Cancellation of Removal for Battered Spouses: If a U.S. citizen spouse withdraws their visa petition filing on behalf of their abused foreign spouse while the foreign national’s application for permanent residence remains pending, the application will likely end up being denied, and sometimes the foreign national will even find themselves defending removal proceedings before an immigration judge. At that juncture, the foreign national may very well have the option of applying for Cancellation of Removal as a Battered Spouse before the Immigration Court. The decision on such an application rests on the Immigration Judge, and if it is approved, this application will lead to the foreign national being issued permanent resident status.
The requirements associated with this type of application are similar or identical to those at play in the I-360 Battered Spouse Self Petition context, although applicants for Battered Spouse Cancellation of Removal must also document that they have been physically present in the U.S. for a three year period leading up to their application AND that their removal from the U.S. would cause them, their child, or their parent, “extreme hardship.” Further, the fact that the marriage at issue was terminated by divorce is of no consequence to this process, and no matter how long ago in the past the divorce was finalized. Notably, applicants for battered spouse cancellation of removal are eligible to receive an Employment Authorization Document while awaiting a final court date on their application, a wait that can be as long as 3 or more years.

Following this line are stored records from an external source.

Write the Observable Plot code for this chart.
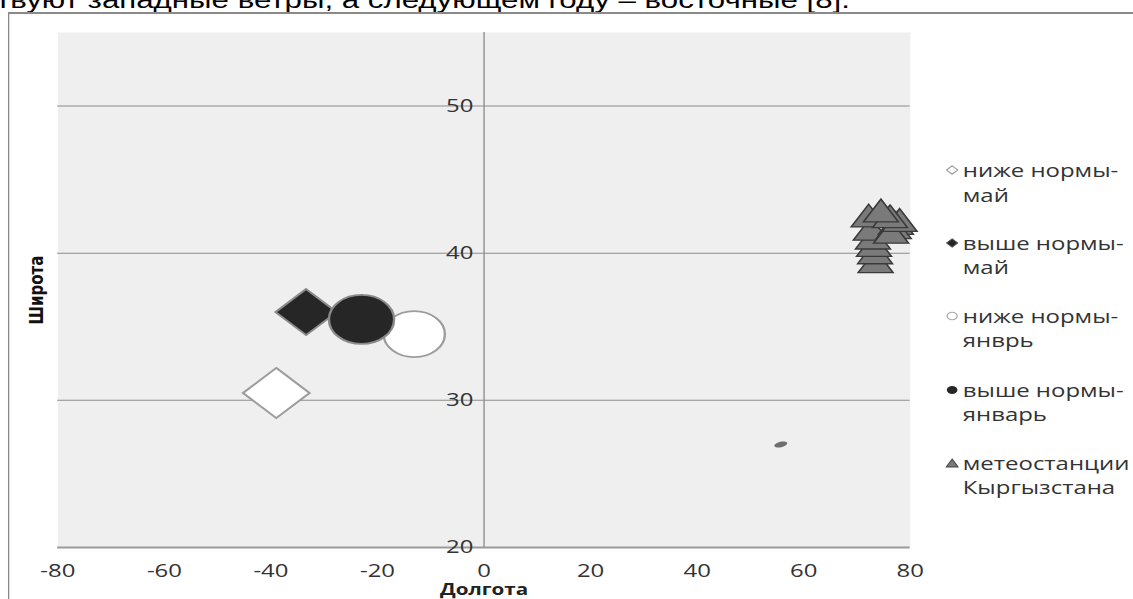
<!DOCTYPE html>
<html>
<head>
<meta charset="utf-8">
<script src="https://cdn.jsdelivr.net/npm/d3@7"></script>
<script src="https://cdn.jsdelivr.net/npm/@observablehq/plot@0.6"></script>
<style>
  html, body { margin: 0; padding: 0; background: #fff; overflow: hidden; }
  #wrap { position: relative; width: 852px; height: 599px; transform: scaleX(1.3298); transform-origin: 0 0; }
  #toptext { position: absolute; left: -3px; top: -12px; font: 23.5px/24px "Liberation Sans", Arial, sans-serif; color: #000; white-space: nowrap; }
  #border { position: absolute; left: 6px; top: 12px; width: 900px; height: 700px; border-top: 2px solid #8a8a8a; border-left: 1.6px solid #8a8a8a; }
  #chart { position: absolute; left: 0; top: 0; }
  #legend { position: absolute; left: 711px; top: 0; font: 18px/24.5px "Open Sans", sans-serif; color: #333; }
  .item { position: absolute; left: 0; white-space: nowrap; }
  .item svg { position: absolute; left: 0; top: 7px; }
  .item span { display: block; padding-left: 13px; }
</style>
</head>
<body>
<div id="wrap">
  <div id="toptext"></div>
  <div id="border"></div>
  <div id="chart"></div>
  <div id="legend"></div>
</div>
<script>
// ---- data ----
const topText = "твуют западные ветры, а следующем году – восточные [8].";
const anomalyLabels = ["ниже нормы-май", "выше нормы-май", "ниже нормы-янврь", "выше нормы-январь"];
const anomalyLon = [-39, -33.4, -13.1, -23];
const anomalyLat = [30.5, 36.0, 34.5, 35.5];
const anomalySize = [5.1, 4.3, 5.3, 6.0];

const stationLon = [73.5, 73.4, 73.2, 73.0, 72.6, 77.3, 76.9, 76.4, 72.2, 78.0, 76.2, 74.5];
const stationLat = [39.2, 39.8, 40.3, 40.8, 41.4, 41.8, 41.5, 41.2, 42.3, 42.0, 42.25, 42.65];
const stationSize = [0.95, 0.95, 0.95, 0.95, 0.95, 0.95, 0.95, 0.95, 0.95, 0.95, 0.95, 0.95];

const extraLon = [55.7];
const extraLat = [27.0];
const extraSize = [0.1];

const xTicks = [-80, -60, -40, -20, 0, 20, 40, 60, 80];
const yTicks = [20, 30, 40, 50];
const gridLat = [30, 40, 50];
const legendLines = [["ниже нормы-", "май"], ["выше нормы-", "май"], ["ниже нормы-", "янврь"], ["выше нормы-", "январь"], ["метеостанции", "Кыргызстана"]];
const legendSymbols = ["diamondWhite", "diamondBlack", "circleWhite", "circleBlack", "triangle"];

// ---- tables ----
const anomalies = anomalyLabels.map((label, i) => ({label, lon: anomalyLon[i], lat: anomalyLat[i], size: anomalySize[i]}));
const stations = stationLon.map((lon, i) => ({lon, lat: stationLat[i], size: stationSize[i]}));
const extra = extraLon.map((lon, i) => ({lon, lat: extraLat[i], size: extraSize[i]}));

document.getElementById("toptext").textContent = topText;

// small tilted ellipse symbol
const tiltedEllipse = {
  draw(context, size) {
    const r = Math.sqrt(size / Math.PI);
    const rx = 1.6 * r, ry = 0.85 * r, a = -0.35;
    const n = 24;
    for (let k = 0; k <= n; ++k) {
      const t = (k / n) * 2 * Math.PI;
      const px = rx * Math.cos(t), py = ry * Math.sin(t);
      const X = px * Math.cos(a) - py * Math.sin(a);
      const Y = px * Math.sin(a) + py * Math.cos(a);
      if (k === 0) context.moveTo(X, Y); else context.lineTo(X, Y);
    }
    context.closePath();
  }
};

const chart = Plot.plot({
  width: 852,
  height: 599,
  marginLeft: 43,
  marginRight: 168,
  marginTop: 32,
  marginBottom: 52,
  style: {background: "transparent", fontFamily: "Open Sans, sans-serif"},
  x: {domain: [-80, 80]},
  y: {domain: [20, 55]},
  r: {type: "sqrt", domain: [0, 6], range: [0, 24.5]},
  marks: [
    Plot.frame({fill: "#efefef", stroke: null}),
    Plot.ruleY(gridLat, {stroke: "#8c8c8c", strokeWidth: 1}),
    Plot.ruleY([20], {stroke: "#9a9a9a", strokeWidth: 2}),
    Plot.ruleX([0], {stroke: "#8c8c8c", strokeWidth: 1}),
    Plot.axisX({ticks: xTicks, tickSize: 0, tickPadding: 17, fontSize: 18, color: "#333", label: null, tickFormat: d => String(d)}),
    Plot.axisY({ticks: [], label: null}),
    Plot.text(yTicks, {x: 0, y: d => d, text: d => String(d), textAnchor: "end", dx: -8, fontSize: 18, fill: "#333"}),
    Plot.dot(anomalies, {
      x: "lon", y: "lat", r: "size", sort: null,
      symbol: d => d.label.endsWith("май") ? "diamond2" : "circle",
      fill: d => d.label.startsWith("выше") ? "#262626" : "#ffffff",
      stroke: d => d.label.startsWith("выше") ? "#8a8a8a" : "#9c9c9c",
      strokeWidth: 1.8
    }),
    Plot.dot(extra, {x: "lon", y: "lat", r: "size", symbol: tiltedEllipse, fill: "#6e6e6e", stroke: null, sort: null}),
    Plot.dot(stations, {x: "lon", y: "lat", r: "size", symbol: "triangle", fill: "#7a7a7a", stroke: "#3a3a3a", strokeWidth: 1.3, sort: null}),
    Plot.text(["Долгота"], {frameAnchor: "bottom", dy: 43, fontSize: 15.5, fontWeight: "bold", fill: "#222", lineAnchor: "middle"}),
    Plot.text(["Широта"], {frameAnchor: "left", dx: -16, rotate: -90, textAnchor: "middle", fontSize: 15, fontWeight: "bold", fill: "#111", fontFamily: "DejaVu Sans, sans-serif", lineAnchor: "middle"})
  ]
});
document.getElementById("chart").appendChild(chart);

// ---- legend ----
const legend = document.getElementById("legend");
const legendTops = [158, 230.5, 303.5, 377.5, 450.5];
const symbolSvg = {
  diamondWhite: '<svg width="10" height="10"><path d="M5,0.8L9.2,5L5,9.2L0.8,5Z" fill="#fff" stroke="#9c9c9c" stroke-width="1"/></svg>',
  diamondBlack: '<svg width="10" height="10"><path d="M5,0.8L9.2,5L5,9.2L0.8,5Z" fill="#262626" stroke="#555" stroke-width="0.8"/></svg>',
  circleWhite: '<svg width="10" height="10"><circle cx="5" cy="5" r="3.8" fill="#fff" stroke="#aaa" stroke-width="1"/></svg>',
  circleBlack: '<svg width="10" height="10"><circle cx="5" cy="5" r="4" fill="#262626"/></svg>',
  triangle: '<svg width="10" height="10"><path d="M5,1L9.5,9L0.5,9Z" fill="#7a7a7a" stroke="#444" stroke-width="0.8"/></svg>'
};
legendLines.forEach((lines, i) => {
  const div = document.createElement("div");
  div.className = "item";
  div.style.top = legendTops[i] + "px";
  div.innerHTML = symbolSvg[legendSymbols[i]] + lines.map(t => "<span>" + t + "</span>").join("");
  legend.appendChild(div);
});
</script>
</body>
</html>
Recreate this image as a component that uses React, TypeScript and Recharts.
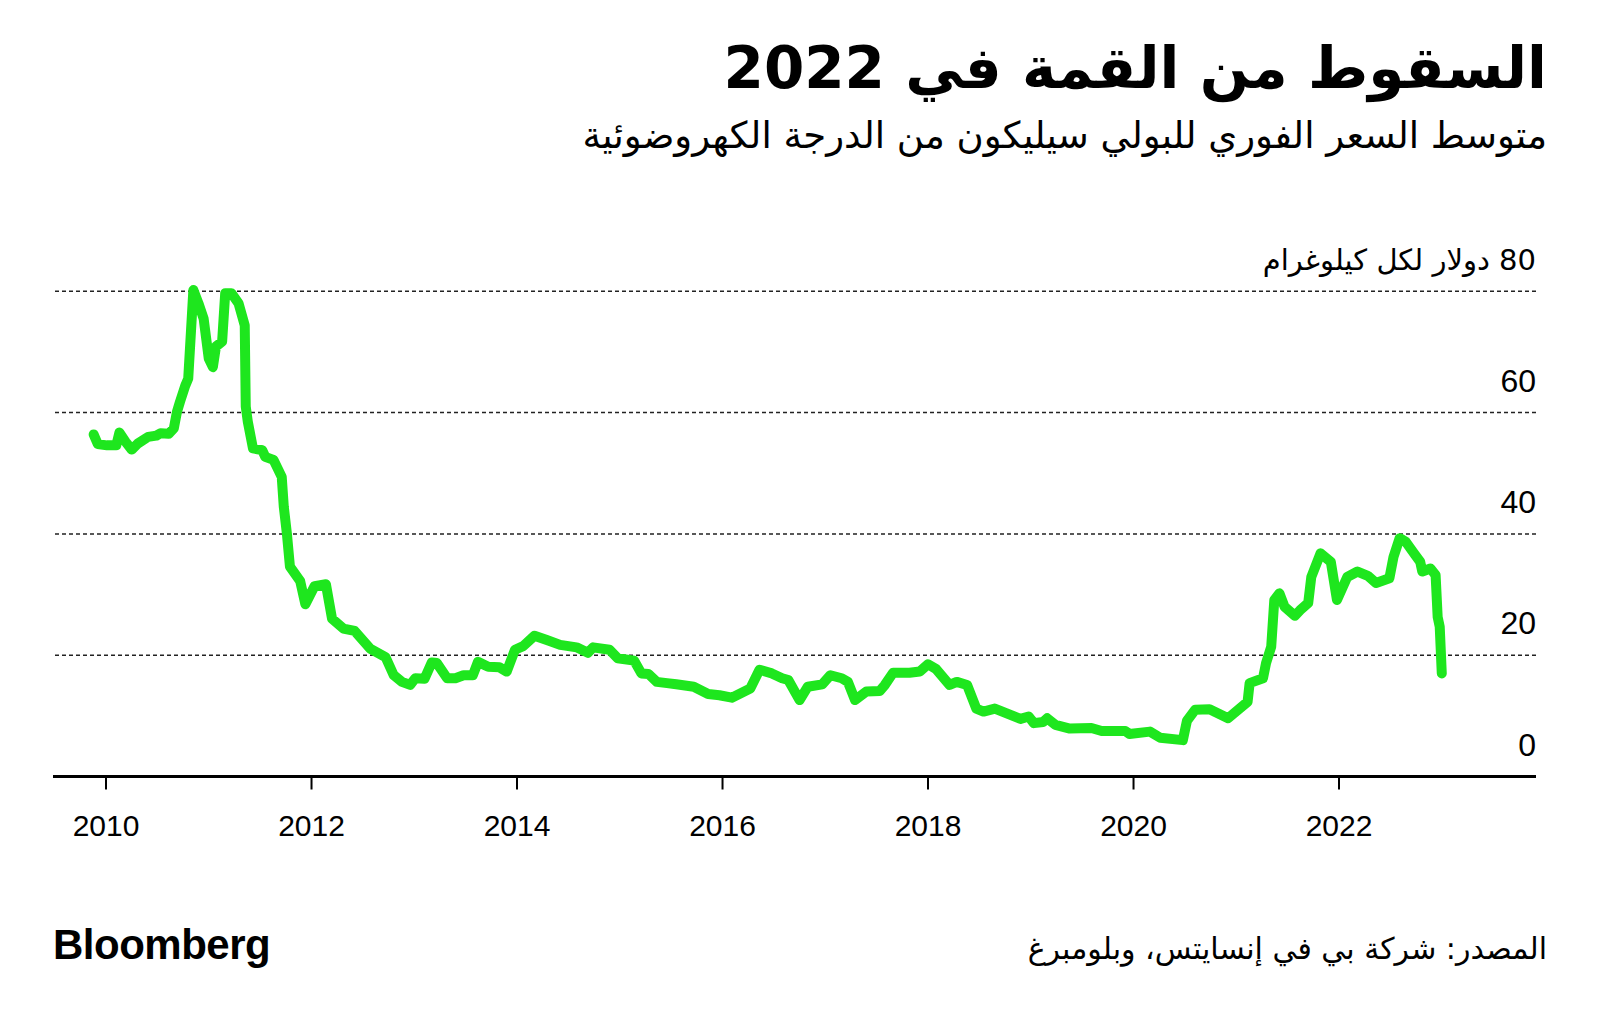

U Visa: Victims of domestic violence crimes may be qualified for U visa status, an immigration status which leads to the issuance of an Employment Authorization Document (with a four year validity). After 3 years in U visa status, a foreign national becomes eligible to apply to adjust their status to that of permanent residence (“green card”). To qualify, the applicant must be able to document: A) they suffered substantial physical or mental abuse as a victim of certain “qualifying criminal activity” – including a domestic violence related crime, B) they possess reliable information regarding the criminal act, C) they are ready, willing and able to assist law enforcement in the investigation or prosecution of the criminal act AND D) the crime was carried out in the U.S. or U.S. territory/possession or violated qualifying U.S. federal laws. Furthermore, per recent changes by the Biden Administration, pending U visa applicants may be eligible to be issued Employment Authorization Documents while awaiting a decision on their application.
Unquestionably, achieving success in any of the above filing contexts, involves a challenging process. To rise to the challenge and to approach the process with a clear headed, practical strategy, it is essential that prospective applicants be fully advised of their legal options and which of those options are best suited to their individual circumstances.